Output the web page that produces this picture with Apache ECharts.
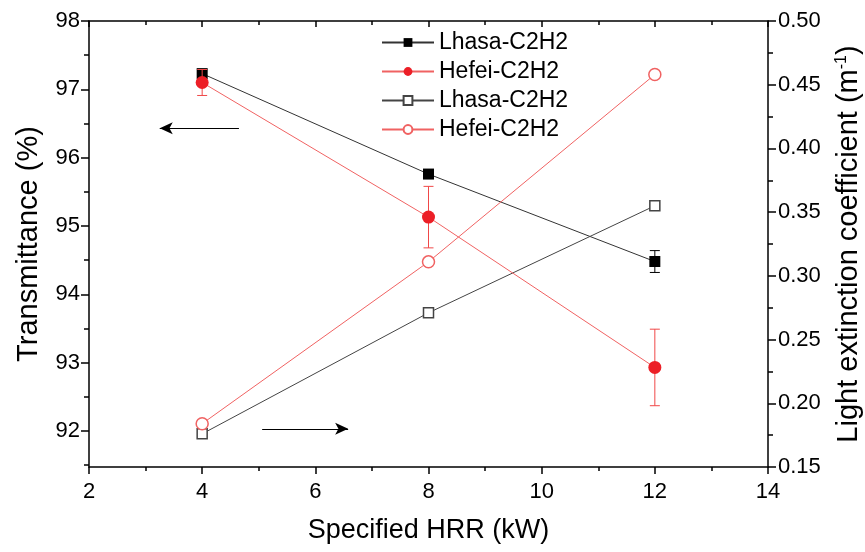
<!DOCTYPE html>
<html>
<head>
<meta charset="utf-8">
<script src="https://cdn.jsdelivr.net/npm/echarts@6/dist/echarts.min.js"></script>
<style>
  html, body { margin: 0; padding: 0; background: #fff; }
  #chart { width: 865px; height: 552px; }
</style>
</head>
<body>
<div id="chart"></div>
<script>
// HRR values (kW)
const hrr = [4, 8, 12]

// transmittance (%), left axis
const lhasaTrans = [97.23, 95.76, 94.48]
const lhasaTransErr = [0.04, 0.05, 0.16]
const hefeiTrans = [97.10, 95.13, 92.93]
const hefeiTransErr = [0.19, 0.45, 0.56]

// light extinction coefficient (1/m), right axis
const lhasaExt = [0.176, 0.271, 0.355]
const hefeiExt = [0.184, 0.311, 0.458]

// tick labels
const leftTicks = [92, 93, 94, 95, 96, 97, 98]
const leftMinorTicks = [91.5, 92.5, 93.5, 94.5, 95.5, 96.5, 97.5]

// arrows pointing to each axis: [x start, x end, y]
const leftArrow = [4.65, 3.25, 96.43]
const rightArrow = [5.06, 6.58, 0.18]

const font = 'Liberation Sans, Arial, sans-serif'
const chart = echarts.init(document.getElementById('chart'))

function errorBars(color) {
  return function (params, api) {
    const x = api.value(0)
    const top = api.coord([x, api.value(2)])
    const bot = api.coord([x, api.value(1)])
    const w = 5
    const style = { stroke: color, lineWidth: 1 }
    return {
      type: 'group',
      children: [
        { type: 'line', shape: { x1: top[0], y1: top[1], x2: bot[0], y2: bot[1] }, style },
        { type: 'line', shape: { x1: top[0] - w, y1: top[1], x2: top[0] + w, y2: top[1] }, style },
        { type: 'line', shape: { x1: bot[0] - w, y1: bot[1], x2: bot[0] + w, y2: bot[1] }, style },
      ],
    }
  }
}

const pairs = (ys) => hrr.map((x, i) => [x, ys[i]])
const errs = (ys, es) => hrr.map((x, i) => [x, ys[i] - es[i], ys[i] + es[i]])

const option = {
  animation: false,
  textStyle: { fontFamily: font },
  grid: { left: 89, right: 97, top: 21, bottom: 85, outerBoundsMode: 'none' },
  legend: {
    orient: 'vertical',
    left: 376,
    top: 26,
    itemWidth: 52,
    itemHeight: 11,
    itemGap: 6,
    textStyle: { fontSize: 23, color: '#000', fontFamily: font },
    data: ['Lhasa-C2H2', 'Hefei-C2H2', 'Lhasa-C2H2 ', 'Hefei-C2H2 '],
    formatter: (name) => name.trim(),
  },
  xAxis: [
    {
      type: 'value',
      min: 2,
      max: 14,
      interval: 2,
      name: 'Specified HRR (kW)',
      nameLocation: 'middle',
      nameGap: 50,
      nameTextStyle: { fontSize: 27, color: '#000' },
      axisLine: { lineStyle: { color: '#000', width: 1.5 } },
      axisTick: { length: 7, lineStyle: { color: '#000', width: 1.5 } },
      minorTick: { show: true, splitNumber: 2, length: 4, lineStyle: { color: '#000', width: 1.5 } },
      axisLabel: { fontSize: 22, color: '#000', margin: 14 },
      splitLine: { show: false },
    },
    {
      type: 'value',
      position: 'top',
      min: 2,
      max: 14,
      interval: 2,
      axisLine: { lineStyle: { color: '#000', width: 1.5 } },
      axisTick: { inside: true, length: 6, lineStyle: { color: '#000', width: 1.5 } },
      minorTick: { show: true, splitNumber: 2, length: 4, lineStyle: { color: '#000', width: 1.5 } },
      axisLabel: { show: false },
      splitLine: { show: false },
    },
  ],
  yAxis: [
    {
      type: 'value',
      position: 'left',
      min: 91.473,
      max: 98,
      name: 'Transmittance (%)',
      nameLocation: 'middle',
      nameRotate: 90,
      nameGap: 46,
      nameTextStyle: { fontSize: 29, color: '#000' },
      axisLine: { lineStyle: { color: '#000', width: 1.5 } },
      axisTick: { customValues: leftTicks, length: 8, lineStyle: { color: '#000', width: 1.5 } },
      axisLabel: {
        customValues: leftTicks,
        fontSize: 22,
        color: '#000',
        margin: 9,
      },
      splitLine: { show: false },
    },
    {
      type: 'value',
      position: 'right',
      min: 0.15,
      max: 0.5,
      interval: 0.05,
      name: 'Light extinction coefficient (m{sup|-1})',
      nameLocation: 'middle',
      nameRotate: 90,
      nameGap: 66,
      nameTextStyle: {
        fontSize: 29,
        color: '#000',
        rich: { sup: { fontSize: 16, color: '#000', padding: [0, 0, 14, 0] } },
      },
      axisLine: { lineStyle: { color: '#000', width: 1.5 } },
      axisTick: { length: 8, lineStyle: { color: '#000', width: 1.5 } },
      minorTick: { show: true, splitNumber: 2, length: 5, lineStyle: { color: '#000', width: 1.5 } },
      axisLabel: { fontSize: 22, color: '#000', margin: 10, formatter: (v) => v.toFixed(2) },
      splitLine: { show: false },
    },
    {
      type: 'value',
      position: 'left',
      min: 91.473,
      max: 98,
      axisLine: { show: false },
      axisTick: { customValues: leftMinorTicks, length: 5, lineStyle: { color: '#000', width: 1.5 } },
      axisLabel: { show: false },
      splitLine: { show: false },
    },
  ],
  series: [
    {
      type: 'custom',
      yAxisIndex: 0,
      z: 1,
      silent: true,
      renderItem: errorBars('#000'),
      data: errs(lhasaTrans, lhasaTransErr),
    },
    {
      name: 'Lhasa-C2H2',
      type: 'line',
      yAxisIndex: 0,
      z: 2,
      data: pairs(lhasaTrans),
      symbol: 'rect',
      symbolSize: 11,
      lineStyle: { color: '#333', width: 1 },
      itemStyle: { color: '#000' },
      markLine: {
        silent: true,
        symbol: ['none', 'arrow'],
        symbolSize: [9, 13],
        label: { show: false },
        lineStyle: { color: '#000', width: 1, type: 'solid' },
        data: [[{ coord: [leftArrow[0], leftArrow[2]] }, { coord: [leftArrow[1], leftArrow[2]] }]],
      },
    },
    {
      type: 'custom',
      yAxisIndex: 0,
      z: 3,
      silent: true,
      renderItem: errorBars('#f04848'),
      data: errs(hefeiTrans, hefeiTransErr),
    },
    {
      name: 'Hefei-C2H2',
      type: 'line',
      yAxisIndex: 0,
      z: 4,
      data: pairs(hefeiTrans),
      symbol: 'circle',
      symbolSize: 13,
      lineStyle: { color: '#f06262', width: 1 },
      itemStyle: { color: '#ec1f27' },
    },
    {
      name: 'Lhasa-C2H2 ',
      type: 'line',
      yAxisIndex: 1,
      z: 2,
      data: pairs(lhasaExt),
      symbol: 'rect',
      symbolSize: 10,
      lineStyle: { color: '#444', width: 1 },
      itemStyle: { color: '#fff', borderColor: '#444', borderWidth: 1.5 },
      markLine: {
        silent: true,
        symbol: ['none', 'arrow'],
        symbolSize: [9, 13],
        label: { show: false },
        lineStyle: { color: '#000', width: 1, type: 'solid' },
        data: [[{ coord: [rightArrow[0], rightArrow[2]] }, { coord: [rightArrow[1], rightArrow[2]] }]],
      },
    },
    {
      name: 'Hefei-C2H2 ',
      type: 'line',
      yAxisIndex: 1,
      z: 2,
      data: pairs(hefeiExt),
      symbol: 'circle',
      symbolSize: 12,
      lineStyle: { color: '#f06262', width: 1 },
      itemStyle: { color: '#fff', borderColor: '#f06262', borderWidth: 1.5 },
    },
  ],
}

chart.setOption(option)
</script>
</body>
</html>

━━━━━━━━━━

■ INSTRUCTION ■
Copy the listing exactly. Any image in it stays out of the copy.

■ TASK SOLUTION ■
Output the web page that produces this picture with Apache ECharts.
<!DOCTYPE html>
<html>
<head>
<meta charset="utf-8">
<script src="https://cdn.jsdelivr.net/npm/echarts@6/dist/echarts.min.js"></script>
<style>
  html, body { margin: 0; padding: 0; background: #fff; }
  #chart { width: 865px; height: 552px; }
</style>
</head>
<body>
<div id="chart"></div>
<script>
// HRR values (kW)
const hrr = [4, 8, 12]

// transmittance (%), left axis
const lhasaTrans = [97.23, 95.76, 94.48]
const lhasaTransErr = [0.04, 0.05, 0.16]
const hefeiTrans = [97.10, 95.13, 92.93]
const hefeiTransErr = [0.19, 0.45, 0.56]

// light extinction coefficient (1/m), right axis
const lhasaExt = [0.176, 0.271, 0.355]
const hefeiExt = [0.184, 0.311, 0.458]

// tick labels
const leftTicks = [92, 93, 94, 95, 96, 97, 98]
const leftMinorTicks = [91.5, 92.5, 93.5, 94.5, 95.5, 96.5, 97.5]

// arrows pointing to each axis: [x start, x end, y]
const leftArrow = [4.65, 3.25, 96.43]
const rightArrow = [5.06, 6.58, 0.18]

const font = 'Liberation Sans, Arial, sans-serif'
const chart = echarts.init(document.getElementById('chart'))

function errorBars(color) {
  return function (params, api) {
    const x = api.value(0)
    const top = api.coord([x, api.value(2)])
    const bot = api.coord([x, api.value(1)])
    const w = 5
    const style = { stroke: color, lineWidth: 1 }
    return {
      type: 'group',
      children: [
        { type: 'line', shape: { x1: top[0], y1: top[1], x2: bot[0], y2: bot[1] }, style },
        { type: 'line', shape: { x1: top[0] - w, y1: top[1], x2: top[0] + w, y2: top[1] }, style },
        { type: 'line', shape: { x1: bot[0] - w, y1: bot[1], x2: bot[0] + w, y2: bot[1] }, style },
      ],
    }
  }
}

const pairs = (ys) => hrr.map((x, i) => [x, ys[i]])
const errs = (ys, es) => hrr.map((x, i) => [x, ys[i] - es[i], ys[i] + es[i]])

const option = {
  animation: false,
  textStyle: { fontFamily: font },
  grid: { left: 89, right: 97, top: 21, bottom: 85, outerBoundsMode: 'none' },
  legend: {
    orient: 'vertical',
    left: 376,
    top: 26,
    itemWidth: 52,
    itemHeight: 11,
    itemGap: 6,
    textStyle: { fontSize: 23, color: '#000', fontFamily: font },
    data: ['Lhasa-C2H2', 'Hefei-C2H2', 'Lhasa-C2H2 ', 'Hefei-C2H2 '],
    formatter: (name) => name.trim(),
  },
  xAxis: [
    {
      type: 'value',
      min: 2,
      max: 14,
      interval: 2,
      name: 'Specified HRR (kW)',
      nameLocation: 'middle',
      nameGap: 50,
      nameTextStyle: { fontSize: 27, color: '#000' },
      axisLine: { lineStyle: { color: '#000', width: 1.5 } },
      axisTick: { length: 7, lineStyle: { color: '#000', width: 1.5 } },
      minorTick: { show: true, splitNumber: 2, length: 4, lineStyle: { color: '#000', width: 1.5 } },
      axisLabel: { fontSize: 22, color: '#000', margin: 14 },
      splitLine: { show: false },
    },
    {
      type: 'value',
      position: 'top',
      min: 2,
      max: 14,
      interval: 2,
      axisLine: { lineStyle: { color: '#000', width: 1.5 } },
      axisTick: { inside: true, length: 6, lineStyle: { color: '#000', width: 1.5 } },
      minorTick: { show: true, splitNumber: 2, length: 4, lineStyle: { color: '#000', width: 1.5 } },
      axisLabel: { show: false },
      splitLine: { show: false },
    },
  ],
  yAxis: [
    {
      type: 'value',
      position: 'left',
      min: 91.473,
      max: 98,
      name: 'Transmittance (%)',
      nameLocation: 'middle',
      nameRotate: 90,
      nameGap: 46,
      nameTextStyle: { fontSize: 29, color: '#000' },
      axisLine: { lineStyle: { color: '#000', width: 1.5 } },
      axisTick: { customValues: leftTicks, length: 8, lineStyle: { color: '#000', width: 1.5 } },
      axisLabel: {
        customValues: leftTicks,
        fontSize: 22,
        color: '#000',
        margin: 9,
      },
      splitLine: { show: false },
    },
    {
      type: 'value',
      position: 'right',
      min: 0.15,
      max: 0.5,
      interval: 0.05,
      name: 'Light extinction coefficient (m{sup|-1})',
      nameLocation: 'middle',
      nameRotate: 90,
      nameGap: 66,
      nameTextStyle: {
        fontSize: 29,
        color: '#000',
        rich: { sup: { fontSize: 16, color: '#000', padding: [0, 0, 14, 0] } },
      },
      axisLine: { lineStyle: { color: '#000', width: 1.5 } },
      axisTick: { length: 8, lineStyle: { color: '#000', width: 1.5 } },
      minorTick: { show: true, splitNumber: 2, length: 5, lineStyle: { color: '#000', width: 1.5 } },
      axisLabel: { fontSize: 22, color: '#000', margin: 10, formatter: (v) => v.toFixed(2) },
      splitLine: { show: false },
    },
    {
      type: 'value',
      position: 'left',
      min: 91.473,
      max: 98,
      axisLine: { show: false },
      axisTick: { customValues: leftMinorTicks, length: 5, lineStyle: { color: '#000', width: 1.5 } },
      axisLabel: { show: false },
      splitLine: { show: false },
    },
  ],
  series: [
    {
      type: 'custom',
      yAxisIndex: 0,
      z: 1,
      silent: true,
      renderItem: errorBars('#000'),
      data: errs(lhasaTrans, lhasaTransErr),
    },
    {
      name: 'Lhasa-C2H2',
      type: 'line',
      yAxisIndex: 0,
      z: 2,
      data: pairs(lhasaTrans),
      symbol: 'rect',
      symbolSize: 11,
      lineStyle: { color: '#333', width: 1 },
      itemStyle: { color: '#000' },
      markLine: {
        silent: true,
        symbol: ['none', 'arrow'],
        symbolSize: [9, 13],
        label: { show: false },
        lineStyle: { color: '#000', width: 1, type: 'solid' },
        data: [[{ coord: [leftArrow[0], leftArrow[2]] }, { coord: [leftArrow[1], leftArrow[2]] }]],
      },
    },
    {
      type: 'custom',
      yAxisIndex: 0,
      z: 3,
      silent: true,
      renderItem: errorBars('#f04848'),
      data: errs(hefeiTrans, hefeiTransErr),
    },
    {
      name: 'Hefei-C2H2',
      type: 'line',
      yAxisIndex: 0,
      z: 4,
      data: pairs(hefeiTrans),
      symbol: 'circle',
      symbolSize: 13,
      lineStyle: { color: '#f06262', width: 1 },
      itemStyle: { color: '#ec1f27' },
    },
    {
      name: 'Lhasa-C2H2 ',
      type: 'line',
      yAxisIndex: 1,
      z: 2,
      data: pairs(lhasaExt),
      symbol: 'rect',
      symbolSize: 10,
      lineStyle: { color: '#444', width: 1 },
      itemStyle: { color: '#fff', borderColor: '#444', borderWidth: 1.5 },
      markLine: {
        silent: true,
        symbol: ['none', 'arrow'],
        symbolSize: [9, 13],
        label: { show: false },
        lineStyle: { color: '#000', width: 1, type: 'solid' },
        data: [[{ coord: [rightArrow[0], rightArrow[2]] }, { coord: [rightArrow[1], rightArrow[2]] }]],
      },
    },
    {
      name: 'Hefei-C2H2 ',
      type: 'line',
      yAxisIndex: 1,
      z: 2,
      data: pairs(hefeiExt),
      symbol: 'circle',
      symbolSize: 12,
      lineStyle: { color: '#f06262', width: 1 },
      itemStyle: { color: '#fff', borderColor: '#f06262', borderWidth: 1.5 },
    },
  ],
}

chart.setOption(option)
</script>
</body>
</html>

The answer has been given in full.